Posts Tagged ‘Harry Niles’

1908: Cy Young

June 26, 2018

Cy Young with Boston

Continuing on with a look back 110 years ago to 1908, we come to a milestone for a great pitcher. On the 30th of June 1908 Cy Young, the fella they named the award for, pitched his third no-hitter. He was 41.

By 1908 Young was on the downside of his amazing career. He’d averaged 30 wins between 1892 and 1896, did so again between 1901 and 1903. He’d won an ERA title, a couple of strikeout titles, several times he’d led the league in shutouts. He’d even won two saves titles (OK, it was only three saves, but it still led the league). He started the first ever World Series game (and lost), won the first ever World Series in 1903 with Boston, and, in 1908 was still with Boston. It was his last 20 win season (21-11) and his ERA dipped below two for the final time (1.26–and it didn’t lead the AL). His ERA+ was 193, the second highest total of his career (219 in 1901), and his 9.6 WAR was the seventh highest total for his career (he peaked at 14.0 in 1892). The season’s highlight came 30 June.

The Red Sox were playing on the road in New York against the Highlanders (now the Yankees). Wee Willie Keeler, who was, like Young, toward the end of his career, was the only Hall of Famer in the Highlanders lineup. The opposing pitcher was Rube Manning, a 25 year-old righty in his second (of four) seasons. He was 7-5 going into the game.

Harry Niles

Young was almost flawless in this third no-hitter. The leadoff hitter for the Highlanders was second baseman Harry Niles, who was later in the season traded to Boston (as Mel Allen might say, “How about that?”). He was 27 and in his third (of five) seasons in the big leagues. He managed a walk from Young to lead off the game. Then he broke for second and was thrown out by Boston’s catcher Lou Criger. And that was all the base runners New York had for the entire game. Young struck out two on the way to facing the minimum of 27 batters. Meanwhile Boston ran up eight runs and Manning didn’t get out of the second inning. The big hitting star for the Red Sox was… you guessed it, Cy Young. He went three for five, scored a run and knocked in three. You could make an argument that combining pitching and hitting it was the best single day any player ever had in the Major Leagues.

Young, of course, would go on to win more games than any other pitcher, set a record for strikeouts (since broken many times), and rack up more innings pitched than anyone else. There’s a reason they named the pitching award for him. And for a great bit of trivia. On the same day (30 June) in 1962, Sandy Koufax pitched his first of four no-hitters.

Opening Day, 1910: Boston (AL)

April 16, 2010

Tris Speaker

New manager Patsy Donovan (former manager Fred Lake was now with the other Boston team) had a good enough team he could stand pat for the most part. There were two changes from the 1909 starting roster that finished 9.5 games out of first. Both were significant.

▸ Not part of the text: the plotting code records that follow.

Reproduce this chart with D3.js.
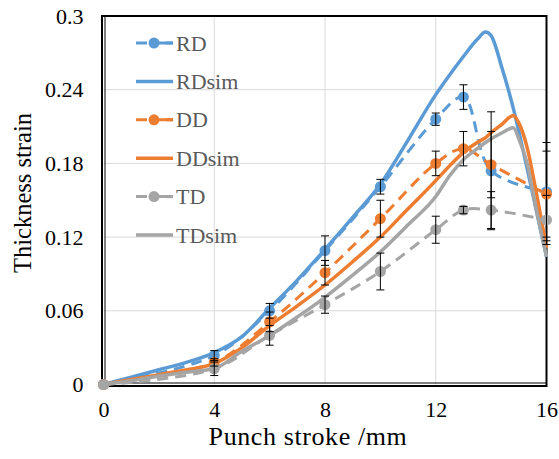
<!DOCTYPE html>
<html>
<head>
<meta charset="utf-8">
<script src="https://cdn.jsdelivr.net/npm/d3@7"></script>
<style>
  body { margin: 0; background: #fff; }
  svg { display: block; }
</style>
</head>
<body>
<svg id="chart" width="559" height="459"></svg>
<script>
// measured points
const stroke = [0, 4, 6, 8, 10, 12, 13, 14, 16];
const rdVals = [0, 0.0236, 0.060, 0.109, 0.161, 0.216, 0.234, 0.174, 0.157];
const ddVals = [0, 0.018, 0.051, 0.091, 0.135, 0.180, 0.192, 0.179, 0.155];
const tdVals = [0, 0.0128, 0.040, 0.065, 0.092, 0.126, 0.142, 0.142, 0.134];
const rdErr = [0, 0.004, 0.006, 0.012, 0.006, 0.005, 0.010, 0.048, 0.040];
const ddErr = [0, 0.003, 0.008, 0.010, 0.015, 0.010, 0.014, 0.027, 0.035];
const tdErr = [0, 0.0055, 0.008, 0.007, 0.015, 0.011, 0.003, 0.015, 0.020];

// simulation curves
const simStroke = [0, 1, 2, 3, 4, 5, 6, 7, 8, 9, 10, 11, 12, 12.5, 13, 13.5, 13.8, 14, 14.4, 14.8, 15.0, 15.3, 15.6, 16];
const rdSim = [0, 0.006, 0.012, 0.018, 0.026, 0.039, 0.062, 0.085, 0.110, 0.136, 0.163, 0.199, 0.236, 0.252, 0.267, 0.281, 0.287, 0.284, 0.257, 0.225, 0.206, 0.176, 0.145, 0.104];
const ddSim = [0, 0.004, 0.008, 0.012, 0.017, 0.030, 0.048, 0.064, 0.081, 0.100, 0.120, 0.143, 0.166, 0.178, 0.189, 0.197, 0.201, 0.205, 0.212, 0.219, 0.213, 0.193, 0.160, 0.111];
const tdSim = [0, 0.003, 0.007, 0.010, 0.013, 0.027, 0.040, 0.055, 0.071, 0.089, 0.108, 0.130, 0.153, 0.170, 0.183, 0.192, 0.197, 0.200, 0.205, 0.209, 0.200, 0.180, 0.146, 0.104];

const xTicks = [0, 4, 8, 12, 16];
const yTicks = [0, 0.06, 0.12, 0.18, 0.24, 0.3];
const yTickLabels = ["0", "0.06", "0.12", "0.18", "0.24", "0.3"];
const legendNames = ["RD", "RDsim", "DD", "DDsim", "TD", "TDsim"];

const colors = { RD: "#5b9bd5", DD: "#ed7d31", TD: "#a5a5a5" };
const serif = '"Liberation Serif"';

const svg = d3.select("#chart");
const margin = { top: 16, right: 12.5, bottom: 74.5, left: 103.5 };
const width = +svg.attr("width") - margin.left - margin.right;
const height = +svg.attr("height") - margin.top - margin.bottom;

const x = d3.scaleLinear().domain([0, 16]).range([margin.left, margin.left + width]);
const y = d3.scaleLinear().domain([0, 0.3]).range([margin.top + height, margin.top]);

// grid
svg.append("g")
  .selectAll("line")
  .data(xTicks.slice(1, -1))
  .enter().append("line")
  .attr("x1", d => x(d)).attr("x2", d => x(d))
  .attr("y1", y(0)).attr("y2", y(0.3))
  .attr("stroke", "#d9d9d9").attr("stroke-width", 1);

svg.append("g")
  .selectAll("line")
  .data(yTicks.slice(1, -1))
  .enter().append("line")
  .attr("x1", x(0)).attr("x2", x(16))
  .attr("y1", d => y(d)).attr("y2", d => y(d))
  .attr("stroke", "#d9d9d9").attr("stroke-width", 1);

// frame
svg.append("rect")
  .attr("x", x(0) - 1.5).attr("y", y(0.3))
  .attr("width", x(16) - x(0) + 1.5).attr("height", y(0) - y(0.3) + 1.5)
  .attr("fill", "none").attr("stroke", "#000").attr("stroke-width", 2);
svg.append("line")
  .attr("x1", x(0) + 1.5).attr("x2", x(0) + 1.5)
  .attr("y1", y(0.3)).attr("y2", y(0) - 1.5)
  .attr("stroke", "#000").attr("stroke-width", 1);
svg.append("line")
  .attr("x1", x(0) + 1.5).attr("x2", x(16))
  .attr("y1", y(0) - 1.5).attr("y2", y(0) - 1.5)
  .attr("stroke", "#000").attr("stroke-width", 1);

// axes labels
const xAxis = svg.append("g")
  .attr("transform", `translate(0,${y(0)})`)
  .call(d3.axisBottom(x).tickValues(xTicks).tickSize(0).tickPadding(17).tickFormat(d3.format("d")));
xAxis.select(".domain").remove();
xAxis.selectAll("text")
  .attr("font-size", 22).attr("fill", "#000");

const yAxis = svg.append("g")
  .attr("transform", `translate(${x(0)},0)`)
  .call(d3.axisLeft(y).tickValues(yTicks).tickSize(0).tickPadding(20)
    .tickFormat((d, i) => yTickLabels[i]));
yAxis.select(".domain").remove();
yAxis.selectAll("text")
  .attr("font-size", 22).attr("fill", "#000");

svg.append("text")
  .attr("x", 308)
  .attr("y", 445)
  .attr("text-anchor", "middle")
  .attr("font-size", 26)
  .attr("letter-spacing", 0.6)
  .text("Punch stroke /mm");

svg.append("text")
  .attr("transform", "rotate(-90)")
  .attr("x", -193)
  .attr("y", 31)
  .attr("text-anchor", "middle")
  .attr("font-size", 24.5)
  .text("Thickness strain");

// lines
const expLine = d3.line()
  .x((d, i) => x(stroke[i]))
  .y(d => y(d))
  .curve(d3.curveCatmullRom);

const simLine = d3.line()
  .x((d, i) => x(simStroke[i]))
  .y(d => y(d))
  .curve(d3.curveMonotoneX);

const series = [
  { name: "RD", vals: rdVals, err: rdErr, sim: rdSim },
  { name: "DD", vals: ddVals, err: ddErr, sim: ddSim },
  { name: "TD", vals: tdVals, err: tdErr, sim: tdSim }
];

series.forEach(s => {
  svg.append("path")
    .datum(s.vals)
    .attr("fill", "none")
    .attr("stroke", colors[s.name])
    .attr("stroke-width", 3)
    .attr("stroke-dasharray", "11 7")
    .attr("d", expLine);

  svg.selectAll(".pt-" + s.name)
    .data(s.vals)
    .enter().append("circle")
    .attr("class", "pt-" + s.name)
    .attr("cx", (d, i) => x(stroke[i]))
    .attr("cy", d => y(d))
    .attr("r", 5.5)
    .attr("fill", colors[s.name]);

  svg.append("path")
    .datum(s.sim)
    .attr("fill", "none")
    .attr("stroke", colors[s.name])
    .attr("stroke-width", 3.5)
    .attr("stroke-linejoin", "round")
    .attr("d", simLine);
});

// error bars
series.forEach(s => {
  const g = svg.append("g").attr("stroke", "#000").attr("stroke-width", 1);
  s.vals.forEach((v, i) => {
    if (!s.err[i]) return;
    const cx = x(stroke[i]);
    const y1 = y(v + s.err[i]);
    const y2 = y(v - s.err[i]);
    g.append("line").attr("x1", cx).attr("x2", cx).attr("y1", y1).attr("y2", y2);
    g.append("line").attr("x1", cx - 4).attr("x2", cx + 4).attr("y1", y1).attr("y2", y1);
    g.append("line").attr("x1", cx - 4).attr("x2", cx + 4).attr("y1", y2).attr("y2", y2);
  });
});

// legend
const legend = svg.append("g").attr("transform", "translate(136,43)");
legendNames.forEach((name, i) => {
  const key = name.slice(0, 2);
  const isSim = name.length > 2;
  const row = legend.append("g").attr("transform", `translate(0,${i * 38.4})`);
  row.append("line")
    .attr("x1", 0).attr("x2", 37)
    .attr("y1", 0).attr("y2", 0)
    .attr("stroke", colors[key])
    .attr("stroke-width", isSim ? 3.5 : 3)
    .attr("stroke-dasharray", isSim ? null : "11 7 20");
  if (!isSim) {
    row.append("line")
      .attr("x1", 30).attr("x2", 37).attr("y1", 0).attr("y2", 0)
      .attr("stroke", colors[key]).attr("stroke-width", 3);
    row.append("circle")
      .attr("cx", 18).attr("cy", 0).attr("r", 5.5)
      .attr("fill", colors[key]);
  }
  row.append("text")
    .attr("x", 40)
    .attr("y", 7.5)
    .attr("font-size", 22)
    .attr("fill", "#595959")
    .text(name);
});

// serif everywhere, set inline so the axis defaults don't win
svg.selectAll("text").style("font-family", serif);
</script>
</body>
</html>
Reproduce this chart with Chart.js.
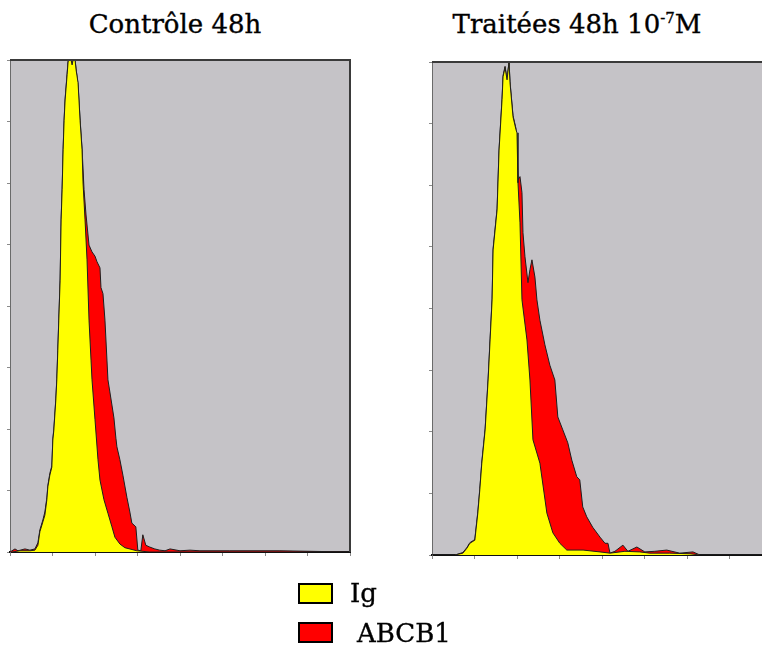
<!DOCTYPE html>
<html>
<head>
<meta charset="utf-8">
<script src="https://cdn.jsdelivr.net/npm/chart.js@4"></script>
<style>
  html, body { margin: 0; padding: 0; background: #fff; }
  body { width: 762px; height: 646px; overflow: hidden; position: relative; }
  canvas { position: absolute; top: 0; }
  .title, .lbl { position: absolute; font-family: "DejaVu Serif", serif; font-size: 26px; line-height: 26px; color: #000; white-space: nowrap; -webkit-text-stroke: 0.35px #000; }
  .title { text-align: center; top: 11px; }
  .title sup { font-size: 15px; line-height: 0; vertical-align: 10px; }
  .box { position: absolute; left: 298px; width: 35px; height: 21px; box-sizing: border-box; border: 2px solid #000; }
</style>
</head>
<body>
<div class="title" style="left:0; width:350px;">Contrôle 48h</div>
<div class="title" style="left:427px; width:300px;">Traitées 48h 10<sup>-7</sup>M</div>

<canvas id="ctrlChart" width="381" height="600" style="left:0"></canvas>
<canvas id="treatChart" width="400" height="600" style="left:381px"></canvas>

<div class="box" style="top:583px; background:#ffff00;"></div>
<div class="lbl" style="left:350px; top:580px;">Ig</div>
<div class="box" style="top:622px; background:#ff0000;"></div>
<div class="lbl" style="left:357px; top:620px;">ABCB1</div>

<script>
// fluorescence channel (0-1023) and cell counts
const ctrlIgCh = [6,30,60,75,84,90,99,105,111,114,120,126,129,132,138,141,144,147,151,154,157,160,163,166,172,175,178,184,187,190,196,199,205,211,217,220,226,232,238,244,247,256,265,271,283,295,307,316,331,346,382,421,1023];
const ctrlIgCount = [0,2,2,3,11,33,49,60,85,106,125,138,182,198,247,280,328,377,442,540,589,654,702,735,776,797,800,800,792,800,800,784,763,702,654,600,540,475,377,312,280,215,150,117,85,63,41,24,13,7,2,0,0];

const ctrlAbcb1Ch = [0,15,24,45,60,75,84,90,99,105,111,114,120,126,129,132,138,141,144,147,151,154,157,160,163,166,172,175,178,184,187,190,196,199,205,211,217,223,229,238,247,256,262,271,274,280,286,292,295,307,313,319,322,331,340,352,361,367,379,385,394,400,409,421,436,451,467,482,512,542,572,662,813,1023];
const ctrlAbcb1Count = [0,5,2,5,3,5,15,36,52,65,88,108,128,140,184,200,249,282,330,379,444,542,591,656,704,737,778,799,800,800,792,800,800,786,760,704,656,589,548,499,488,481,472,462,430,420,377,312,280,239,218,185,171,150,125,89,65,47,41,3,2,28,11,8,5,3,2,5,2,3,2,2,2,0];

const treatIgCh = [0,69,93,105,114,126,129,138,144,150,160,169,175,181,184,196,202,211,214,220,226,232,235,244,253,256,259,265,271,286,295,304,325,346,364,385,406,455,506,536,581,626,656,716,777,807,1023];
const treatIgCount = [0,0,3,11,19,23,24,68,106,149,203,284,349,414,495,560,657,739,776,791,771,800,766,711,690,685,604,539,414,349,284,187,149,68,36,19,8,8,5,3,6,5,3,3,2,0,0];

const treatAbcb1Ch = [0,69,93,105,114,126,129,138,144,150,160,169,175,181,184,196,202,211,214,220,226,232,235,244,253,259,265,271,274,280,289,295,301,310,316,325,340,355,370,379,394,409,421,436,445,454,466,484,506,521,530,536,551,575,590,617,641,671,707,746,786,807,1023];
const treatAbcb1Count = [0,0,4,12,20,24,26,70,108,151,205,286,351,416,497,562,659,741,778,793,773,800,768,713,692,609,614,588,523,484,442,463,479,451,414,381,341,308,284,224,203,182,154,127,122,78,62,45,29,19,19,3,6,16,6,13,5,6,8,3,5,0,0];

const channelTicks = 128;
const countTicks = 100;

function toPoints(xs, ys) {
    return xs.map((x, i) => ({ x: x, y: ys[i] }));
}

// grey plot background and the top/right frame lines
const framePlugin = {
    id: 'frame',
    beforeDraw(chart) {
        const { ctx, chartArea: a } = chart;
        ctx.save();
        ctx.fillStyle = '#c5c3c7';
        ctx.fillRect(a.left, a.top, a.right - a.left, a.bottom - a.top);
        ctx.restore();
    },
    afterDatasetsDraw(chart) {
        const { ctx, chartArea: a } = chart;
        ctx.save();
        ctx.strokeStyle = '#3a3a3a';
        ctx.lineWidth = 2;
        ctx.beginPath();
        ctx.moveTo(a.left, a.top);
        ctx.lineTo(a.right, a.top);
        ctx.lineTo(a.right, a.bottom);
        ctx.stroke();
        ctx.restore();
    }
};

function makeChart(id, igCh, igCount, abCh, abCount, padding) {
    const ctx = document.getElementById(id).getContext('2d');
    return new Chart(ctx, {
        type: 'line',
        data: {
            datasets: [
                {
                    label: 'Ig',
                    data: toPoints(igCh, igCount),
                    backgroundColor: '#ffff00',
                    borderColor: '#1e1e1e',
                    borderWidth: 1,
                    pointRadius: 0,
                    fill: 'origin',
                    tension: 0
                },
                {
                    label: 'ABCB1',
                    data: toPoints(abCh, abCount),
                    backgroundColor: '#ff0000',
                    borderColor: '#1e1e1e',
                    borderWidth: 1,
                    pointRadius: 0,
                    fill: 'origin',
                    tension: 0
                }
            ]
        },
        options: {
            responsive: false,
            animation: false,
            layout: { padding: padding },
            plugins: {
                legend: { display: false },
                tooltip: { enabled: false }
            },
            scales: {
                x: {
                    type: 'linear',
                    min: 0,
                    max: 1024,
                    ticks: { stepSize: channelTicks, callback: () => '', padding: 0 },
                    grid: { drawOnChartArea: false, drawTicks: true, tickLength: 4, color: '#8a8a8a' },
                    border: { display: true, color: '#111', width: 2 },
                    afterFit: scale => { scale.height = 10; }
                },
                y: {
                    min: 0,
                    max: 800,
                    ticks: { stepSize: countTicks, callback: () => '', padding: 0 },
                    grid: { drawOnChartArea: false, drawTicks: true, tickLength: 3, color: '#8a8a8a' },
                    border: { display: true, color: '#6a6a6a', width: 1 },
                    afterFit: scale => { scale.width = 10; }
                }
            }
        },
        plugins: [framePlugin]
    });
}

makeChart('ctrlChart', ctrlIgCh, ctrlIgCount, ctrlAbcb1Ch, ctrlAbcb1Count,
    { left: 0, top: 60, right: 31, bottom: 38 });
makeChart('treatChart', treatIgCh, treatIgCount, treatAbcb1Ch, treatAbcb1Count,
    { left: 41, top: 62, right: 9, bottom: 35 });
</script>
</body>
</html>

The infield had one of them. Jake Stahl remained at first base, Heinie Wagner at short, and Harry Lord at third. The new guy was Larry Gardner, a good fielding second baseman who would turn into a very good hitter for Boston. His arm was good enough that in the latter part of his career he would shift to third and Boston wouldn’t skip a beat.

The other big change was in the outfield. Duffy Lewis took over left field from Harry Niles. Tris Speaker remained the center fielder and the three hitter. Harry Hooper, who was the fourth outfielder in 1909 took on the right field post and led off. There was a time when fans, pundits, and historians refered to this trio as the greatest outfield ever. You don’t hear that much today, but it’s been recent enough that I recall a few old timers using that kind of talk about Lewis, Speaker, Hooper. Both Speaker and Hooper ultimately made the Hall of Fame.

The catcher was Bill Carrigan. He wasn’t a particularly good hitter, but was a premier defensive specialist of his day. That seems to be a common theme of the era. The best teams have catchers who are good backstops and any hitting is gravy.

There were major trades during the 1910 season that really strengthened the Boston bench, but they began the season with Niles as the backup outfielder, Tom Madden the backup catcher, and a bunch of guys who didn’t get into 20 games as the infield.

The pitching staff was also fairly stable. The 1909 staff of Frank Arellanes, Eddie Cicotte, Smoky Joe Wood, and Charlie Chech was intact except for Chech. Ray Collins, Charley Hall, Ed Karger, and Charlie Smith were new and expected to solidify the mound. The problem was that most of them were inexperienced. Collins was a rookie in 1909, getting into only 12 games. Hall had pitched only 11 games the year before. The ones with experience weren’t very good. Smith came over from Washington where he hadn’t been very good. Karger was a career National Leaguer who hadn’t been particularly distinguished.

So Boston was improved, but the pitching was a question. If it reached its potential, then the team could move up. If not, well, it was going to be a long year.